Unsurprisingly, Ravello has long been a magnet for artists and writers. Turner, Escher and Joan Mirò painted here. André Gide, E M Forster, Virginia Woolf, DH Lawrence and Graham Greene all visited. Lawrence wrote part of Lady Chatterley's Lover during his stay, and Forster's short story – The Story of a Panic – is set in the glorious chestnut woods on Monte Brusara, above the town.

Earlier, as I made my way along a narrow alleyway leading from the hotel to the town square, passing tiny gated courtyards tangled with ancient tree roots and splashes of wild flowers, I came across the house where Gide and Forster lodged. It's faded now, and boarded-up, but it felt mysteriously alluring. It was like looking at a sepia print from long ago.

To reach Piazza Vescovado, the cathedral square, I walked down a broad stone stairway, edged with troughs of yellow pansies. Its name – Viale Richard Wagner – is in honour of the great German composer who visited Ravello in May 1880. The composer of The Ring stayed just off the main square at the fairytale Villa Rufolo – a wildly romantic confection of ivy-clad towers, with a Moorish courtyard, tumble-down archways and astonishingly lovely gardens cascading with tropical plants. Wagner was working on Parsifal, his final opera, at the time and was so entranced by the magic of his surroundings that the Villa's gardens inspired the setting for the opera's second act.

"Finally, the enchanted garden of Klingsor has been found," he wrote in the guest book.

In celebration of Wagner's life and his love of Ravello, the town has hosted a lavish, internationally renowned music festival every summer since 1953, the 140th anniversary of his birth (and the 70th of his death). Villa Rufolo is no longer a private home. Today, its gardens are open to the public and many of the concerts take place there on a vast stage built out over the sea.

Wagner's own works feature in each year's programme and it would be hard to imagine a more thrilling place to experience his music. As I stood in the gardens this morning, captivated by their beauty, strains of violin music were wafting from a concert room housed in a magnificent stone tower as swallows skimmed through the boughs of surrounding trees.

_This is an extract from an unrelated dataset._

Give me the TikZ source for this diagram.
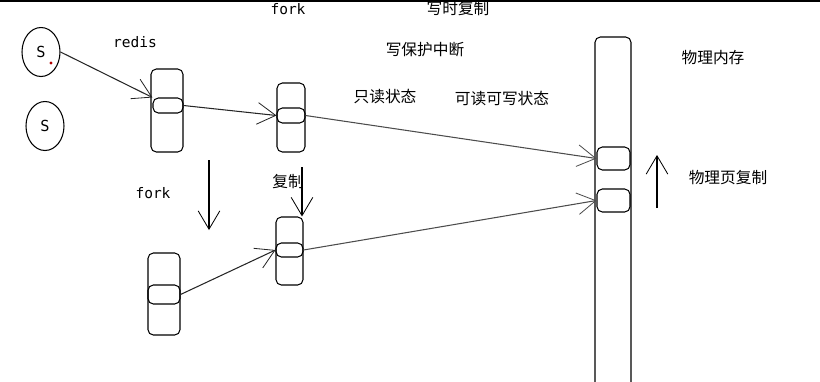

Ravello's elegant cathedral square and quaint vaulted shopping alleyways are all part of its timeless appeal. But, in the end, what most took my breath away were its gardens – all, like Villa Rufolo's, suspended dreamily over the sea. Near the Hotel Caruso I discovered the pint-sized Belvedere Principessa di Piemonte, a dinky flower-packed platform, tucked away behind iron railings and stone arches. Black-and-white stills were on display from the 1953 film Beat the Devil, starring Bogart, Jennifer Jones and Gina Lollobrigida, part of which was shot there. Nothing seemed to have changed much. The views from the green-slatted benches looking out to sea were the same now as then.

A 15-minute uphill stroll past the monasteries of San Francesco and Santa Chiara took me from pocket handkerchief charm to the full-on glamour of the picture-book Villa Cimbrone, Ravello's other hard hitter in the romance stakes. Greta Garbo stayed at the villa itself (now an upmarket hotel) in 1938, during her love affair with conductor Leopold Stokowski. (Other former guests included Churchill and Salvador Dalí.)

The gardens are vast – laid out with formal avenues and studded with ornate groves, hidden glades and classical statues. I followed in the footsteps of the American novelist Gore Vidal, who lived in Ravello for more than 30 years, and headed for Terrazza dell'Infinito (Terrace of Infinity), a majestic stone sea-facing balcony with jaw-dropping views over what Vidal once described as the best panorama in the world.

I reflect happily on my day. No wonder Ravello's charms have proved irresistible to so many visitors, and how marvellous to discover Parsifal's magic garden, as created by Wagner. When I stood gazing from that terrace, with the Gulf of Salerno some 350m below me, a vast sweep of electric blue, it was like standing on God's own diving board.

TRAVEL ESSENTIALS

Getting there

The writer travelled with JCJourneys (01886 812862; jcjourneys.com) which offers three nights in the Hotel Caruso from £1,325pp, including flights to Naples, private transfers and breakfast.

The main gateway to the Amalfi Coast is Naples, served from Gatwick by British Airways (0844 493 0787; ba.com) and easyJet (0871 244 2366; easyjet.com); the latter also flies from Stansted, Liverpool and Edinburgh.

More information

The Ravello Festival runs from 28 June to 7 September.